# [PROVIDED DATA]
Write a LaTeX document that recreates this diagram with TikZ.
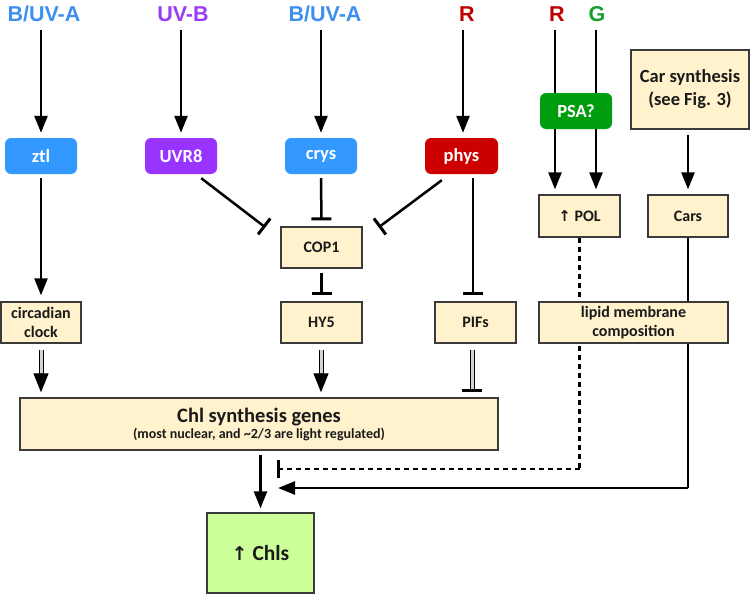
\documentclass[tikz,border=0pt]{standalone}
\usepackage{fontspec}
\setmainfont{Carlito}
\newfontfamily\labfont{Liberation Sans}
\newfontfamily\symfont{DejaVu Sans}
\usetikzlibrary{arrows.meta,backgrounds,calc}
\definecolor{cblue}{HTML}{3399FF}
\definecolor{cpurple}{HTML}{9933FF}
\definecolor{cred}{HTML}{CC0000}
\definecolor{cgreen}{HTML}{009E0F}
\definecolor{lblue}{HTML}{3D8FF0}
\definecolor{lpurple}{HTML}{9B3CF5}
\definecolor{lred}{HTML}{C00000}
\definecolor{lgreen}{HTML}{12A02A}
\definecolor{cream}{HTML}{FFF2CC}
\definecolor{chlsfill}{HTML}{CCFF99}
\definecolor{boxline}{HTML}{3A3A3A}
\definecolor{txt}{HTML}{1A1A1A}
\begin{document}
\begin{tikzpicture}[x=1pt,y=-1pt,
  toplab/.style={font=\labfont\bfseries\fontsize{21.5}{22}\selectfont, inner sep=0pt},
  photo/.style={rounded corners=6pt, minimum width=72pt, minimum height=36pt, text=white,
    font=\bfseries\fontsize{18.5}{20}\selectfont, inner sep=0pt},
  cbox/.style={draw=boxline, line width=1.3pt, fill=cream, text=txt, align=center,
    font=\bfseries\fontsize{16}{19}\selectfont, inner sep=0pt},
  arr/.style={line width=2.5pt, -{Triangle[length=17pt,width=13pt]}},
  inh/.style={line width=2.5pt, -{Bar[width=20pt,line width=3pt]}},
  dbl/.style={draw=black, double=gray!35, double distance=3pt, line width=1pt},
  dtip/.style={line width=1pt, -{Triangle[length=19pt,width=15pt]}},
  dbar/.style={line width=1pt, -{Bar[width=20pt,line width=3pt]}},
  dsh/.style={line width=2.3pt, dash pattern=on 5pt off 4pt},
]
\useasboundingbox (0,0) rectangle (752,594);

% top labels
\node[toplab, text=lblue]   (bl1) at (44,14)  {B/UV-A};
\node[toplab, text=lpurple] (uvb) at (183,14) {UV-B};
\node[toplab, text=lblue]   (bl2) at (325,14) {B/UV-A};
\node[toplab, text=lred]    (r1)  at (467,14) {R};
\node[toplab, text=lred]    (r2)  at (557,14) {R};
\node[toplab, text=lgreen]  (g)   at (597,14) {G};

% photoreceptors
\node[photo, fill=cblue]   (ztl)  at (41,156)  {ztl};
\node[photo, fill=cpurple] (uvr8) at (181,156) {UVR8};
\node[photo, fill=cblue]   (crys) at (321,156) {crys};
\node[photo, fill=cred, minimum width=73pt] (phys) at (461.5,156) {phys};

% cream boxes
\node[cbox, minimum width=81pt, minimum height=42pt] (pol) at (579.5,216) {{\symfont\bfseries\fontsize{15}{16}\selectfont ↑} POL};
\node[cbox, minimum width=118pt, minimum height=79pt, font=\bfseries\fontsize{18.5}{23}\selectfont] (carsyn) at (690,89.5) {Car synthesis\\(see Fig. 3)};
\node[cbox, minimum width=80pt, minimum height=42pt] (cars) at (688,216) {Cars};
\node[cbox, minimum width=81pt, minimum height=41pt] (cop1) at (321.5,247.5) {COP1};
\node[cbox, minimum width=80pt, minimum height=41pt] (clock) at (41,322.5) {circadian\\clock};
\node[cbox, minimum width=81pt, minimum height=41pt] (hy5) at (321.5,322.5) {HY5};
\node[cbox, minimum width=81pt, minimum height=41pt] (pifs) at (475.5,322.5) {PIFs};
\node[cbox, minimum width=478pt, minimum height=52pt] (chl) at (259,424)
  {{\fontsize{20.5}{21}\selectfont Chl synthesis genes}\\[-3pt]{\fontsize{14}{15}\selectfont (most nuclear, and \symbol{"7E}2/3 are light regulated)}};
\node[cbox, fill=chlsfill, minimum width=107pt, minimum height=80pt, font=\bfseries\fontsize{21.5}{23}\selectfont] (chls) at (260.5,553) {{\symfont\bfseries\fontsize{19}{20}\selectfont ↑} Chls};

% coordinates for the long feedback lines
\coordinate (dcorner) at (pol.south |- 0,469);
\coordinate (dend) at (277,469);
\coordinate (ccorner) at (cars.south |- 0,488);
\coordinate (cend) at (278,488);

% lines passing behind boxes
\begin{scope}[on background layer]
  \draw[arr, shorten <=8pt, shorten >=5pt] (pol.north -| 555,0) coordinate (rpol) (rpol |- r2.south) -- (rpol);
  \draw[arr, shorten <=8pt, shorten >=5pt] (pol.north -| 596,0) coordinate (gpol) (gpol |- g.south) -- (gpol);
  \draw[dsh] (pol.south) -- (dcorner);
  \draw[line width=2.5pt] (cars.south) -- (ccorner);
\end{scope}
\node[photo, fill=cgreen] (psa) at (576,111) {PSA?};
\node[cbox, minimum width=189pt, minimum height=41pt] (lipid) at (633.5,322.5) {lipid membrane\\composition};

% light -> photoreceptors
\draw[arr, shorten <=8pt, shorten >=5pt] (ztl.north |- bl1.south) -- (ztl.north);
\draw[arr, shorten <=8pt, shorten >=5pt] (uvr8.north |- uvb.south) -- (uvr8.north);
\draw[arr, shorten <=8pt, shorten >=5pt] (crys.north |- bl2.south) -- (crys.north);
\draw[arr, shorten <=8pt, shorten >=5pt] (463,0 |- r1.south) -- (463,0 |- phys.north);
\draw[arr, shorten <=5pt, shorten >=5pt] (carsyn.south -| cars.north) -- (cars.north);

% signalling
\draw[arr, shorten <=4pt, shorten >=6pt] (ztl.south) -- (clock.north);
\draw[inh] ($(uvr8.south east)+(-16,4)$) -- ($(cop1.north west)+(-15,1)$);
\draw[inh] ($(phys.south west)+(17,6)$) -- ($(cop1.north east)+(16,1)$);
\draw[inh, shorten <=4pt, shorten >=6pt] (crys.south) -- (cop1.north);
\draw[inh, shorten <=4pt, shorten >=6pt] (cop1.south) -- (hy5.north);
\draw[inh, shorten <=4pt, shorten >=6pt] (phys.south -| 473,0) -- (pifs.north -| 473,0);

% double-lined connectors to Chl synthesis genes
\draw[dbl, shorten <=6pt, shorten >=22pt] (clock.south) -- (clock.south |- chl.north);
\draw[dtip, shorten <=29pt, shorten >=5pt] (clock.south) -- (clock.south |- chl.north);
\draw[dbl, shorten <=6pt, shorten >=22pt] (hy5.south -| 321,0) -- (chl.north -| 321,0);
\draw[dtip, shorten <=29pt, shorten >=5pt] (hy5.south -| 321,0) -- (chl.north -| 321,0);
\draw[dbl, shorten <=6pt, shorten >=6pt] (pifs.south -| 472,0) -- (chl.north -| 472,0);
\draw[dbar, shorten <=46pt, shorten >=5pt] (pifs.south -| 472,0) -- (chl.north -| 472,0);

% feedback lines ends
\draw[dsh, -{Bar[width=18pt,line width=2.5pt]}] (dcorner) -- (dend);
\draw[arr] (ccorner) -- (cend);

% Chl synthesis -> Chls
\draw[arr, shorten <=4pt, shorten >=4pt] (chls.north |- chl.south) -- (chls.north);
\end{tikzpicture}
\end{document}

# [JOB]
In your copy of the listing above, reproduce each line exactly and omit all pictures.

# [THE RESULT]
Write a LaTeX document that recreates this diagram with TikZ.
\documentclass[tikz,border=0pt]{standalone}
\usepackage{fontspec}
\setmainfont{Carlito}
\newfontfamily\labfont{Liberation Sans}
\newfontfamily\symfont{DejaVu Sans}
\usetikzlibrary{arrows.meta,backgrounds,calc}
\definecolor{cblue}{HTML}{3399FF}
\definecolor{cpurple}{HTML}{9933FF}
\definecolor{cred}{HTML}{CC0000}
\definecolor{cgreen}{HTML}{009E0F}
\definecolor{lblue}{HTML}{3D8FF0}
\definecolor{lpurple}{HTML}{9B3CF5}
\definecolor{lred}{HTML}{C00000}
\definecolor{lgreen}{HTML}{12A02A}
\definecolor{cream}{HTML}{FFF2CC}
\definecolor{chlsfill}{HTML}{CCFF99}
\definecolor{boxline}{HTML}{3A3A3A}
\definecolor{txt}{HTML}{1A1A1A}
\begin{document}
\begin{tikzpicture}[x=1pt,y=-1pt,
  toplab/.style={font=\labfont\bfseries\fontsize{21.5}{22}\selectfont, inner sep=0pt},
  photo/.style={rounded corners=6pt, minimum width=72pt, minimum height=36pt, text=white,
    font=\bfseries\fontsize{18.5}{20}\selectfont, inner sep=0pt},
  cbox/.style={draw=boxline, line width=1.3pt, fill=cream, text=txt, align=center,
    font=\bfseries\fontsize{16}{19}\selectfont, inner sep=0pt},
  arr/.style={line width=2.5pt, -{Triangle[length=17pt,width=13pt]}},
  inh/.style={line width=2.5pt, -{Bar[width=20pt,line width=3pt]}},
  dbl/.style={draw=black, double=gray!35, double distance=3pt, line width=1pt},
  dtip/.style={line width=1pt, -{Triangle[length=19pt,width=15pt]}},
  dbar/.style={line width=1pt, -{Bar[width=20pt,line width=3pt]}},
  dsh/.style={line width=2.3pt, dash pattern=on 5pt off 4pt},
]
\useasboundingbox (0,0) rectangle (752,594);

% top labels
\node[toplab, text=lblue]   (bl1) at (44,14)  {B/UV-A};
\node[toplab, text=lpurple] (uvb) at (183,14) {UV-B};
\node[toplab, text=lblue]   (bl2) at (325,14) {B/UV-A};
\node[toplab, text=lred]    (r1)  at (467,14) {R};
\node[toplab, text=lred]    (r2)  at (557,14) {R};
\node[toplab, text=lgreen]  (g)   at (597,14) {G};

% photoreceptors
\node[photo, fill=cblue]   (ztl)  at (41,156)  {ztl};
\node[photo, fill=cpurple] (uvr8) at (181,156) {UVR8};
\node[photo, fill=cblue]   (crys) at (321,156) {crys};
\node[photo, fill=cred, minimum width=73pt] (phys) at (461.5,156) {phys};

% cream boxes
\node[cbox, minimum width=81pt, minimum height=42pt] (pol) at (579.5,216) {{\symfont\bfseries\fontsize{15}{16}\selectfont ↑} POL};
\node[cbox, minimum width=118pt, minimum height=79pt, font=\bfseries\fontsize{18.5}{23}\selectfont] (carsyn) at (690,89.5) {Car synthesis\\(see Fig. 3)};
\node[cbox, minimum width=80pt, minimum height=42pt] (cars) at (688,216) {Cars};
\node[cbox, minimum width=81pt, minimum height=41pt] (cop1) at (321.5,247.5) {COP1};
\node[cbox, minimum width=80pt, minimum height=41pt] (clock) at (41,322.5) {circadian\\clock};
\node[cbox, minimum width=81pt, minimum height=41pt] (hy5) at (321.5,322.5) {HY5};
\node[cbox, minimum width=81pt, minimum height=41pt] (pifs) at (475.5,322.5) {PIFs};
\node[cbox, minimum width=478pt, minimum height=52pt] (chl) at (259,424)
  {{\fontsize{20.5}{21}\selectfont Chl synthesis genes}\\[-3pt]{\fontsize{14}{15}\selectfont (most nuclear, and \symbol{"7E}2/3 are light regulated)}};
\node[cbox, fill=chlsfill, minimum width=107pt, minimum height=80pt, font=\bfseries\fontsize{21.5}{23}\selectfont] (chls) at (260.5,553) {{\symfont\bfseries\fontsize{19}{20}\selectfont ↑} Chls};

% coordinates for the long feedback lines
\coordinate (dcorner) at (pol.south |- 0,469);
\coordinate (dend) at (277,469);
\coordinate (ccorner) at (cars.south |- 0,488);
\coordinate (cend) at (278,488);

% lines passing behind boxes
\begin{scope}[on background layer]
  \draw[arr, shorten <=8pt, shorten >=5pt] (pol.north -| 555,0) coordinate (rpol) (rpol |- r2.south) -- (rpol);
  \draw[arr, shorten <=8pt, shorten >=5pt] (pol.north -| 596,0) coordinate (gpol) (gpol |- g.south) -- (gpol);
  \draw[dsh] (pol.south) -- (dcorner);
  \draw[line width=2.5pt] (cars.south) -- (ccorner);
\end{scope}
\node[photo, fill=cgreen] (psa) at (576,111) {PSA?};
\node[cbox, minimum width=189pt, minimum height=41pt] (lipid) at (633.5,322.5) {lipid membrane\\composition};

% light -> photoreceptors
\draw[arr, shorten <=8pt, shorten >=5pt] (ztl.north |- bl1.south) -- (ztl.north);
\draw[arr, shorten <=8pt, shorten >=5pt] (uvr8.north |- uvb.south) -- (uvr8.north);
\draw[arr, shorten <=8pt, shorten >=5pt] (crys.north |- bl2.south) -- (crys.north);
\draw[arr, shorten <=8pt, shorten >=5pt] (463,0 |- r1.south) -- (463,0 |- phys.north);
\draw[arr, shorten <=5pt, shorten >=5pt] (carsyn.south -| cars.north) -- (cars.north);

% signalling
\draw[arr, shorten <=4pt, shorten >=6pt] (ztl.south) -- (clock.north);
\draw[inh] ($(uvr8.south east)+(-16,4)$) -- ($(cop1.north west)+(-15,1)$);
\draw[inh] ($(phys.south west)+(17,6)$) -- ($(cop1.north east)+(16,1)$);
\draw[inh, shorten <=4pt, shorten >=6pt] (crys.south) -- (cop1.north);
\draw[inh, shorten <=4pt, shorten >=6pt] (cop1.south) -- (hy5.north);
\draw[inh, shorten <=4pt, shorten >=6pt] (phys.south -| 473,0) -- (pifs.north -| 473,0);

% double-lined connectors to Chl synthesis genes
\draw[dbl, shorten <=6pt, shorten >=22pt] (clock.south) -- (clock.south |- chl.north);
\draw[dtip, shorten <=29pt, shorten >=5pt] (clock.south) -- (clock.south |- chl.north);
\draw[dbl, shorten <=6pt, shorten >=22pt] (hy5.south -| 321,0) -- (chl.north -| 321,0);
\draw[dtip, shorten <=29pt, shorten >=5pt] (hy5.south -| 321,0) -- (chl.north -| 321,0);
\draw[dbl, shorten <=6pt, shorten >=6pt] (pifs.south -| 472,0) -- (chl.north -| 472,0);
\draw[dbar, shorten <=46pt, shorten >=5pt] (pifs.south -| 472,0) -- (chl.north -| 472,0);

% feedback lines ends
\draw[dsh, -{Bar[width=18pt,line width=2.5pt]}] (dcorner) -- (dend);
\draw[arr] (ccorner) -- (cend);

% Chl synthesis -> Chls
\draw[arr, shorten <=4pt, shorten >=4pt] (chls.north |- chl.south) -- (chls.north);
\end{tikzpicture}
\end{document}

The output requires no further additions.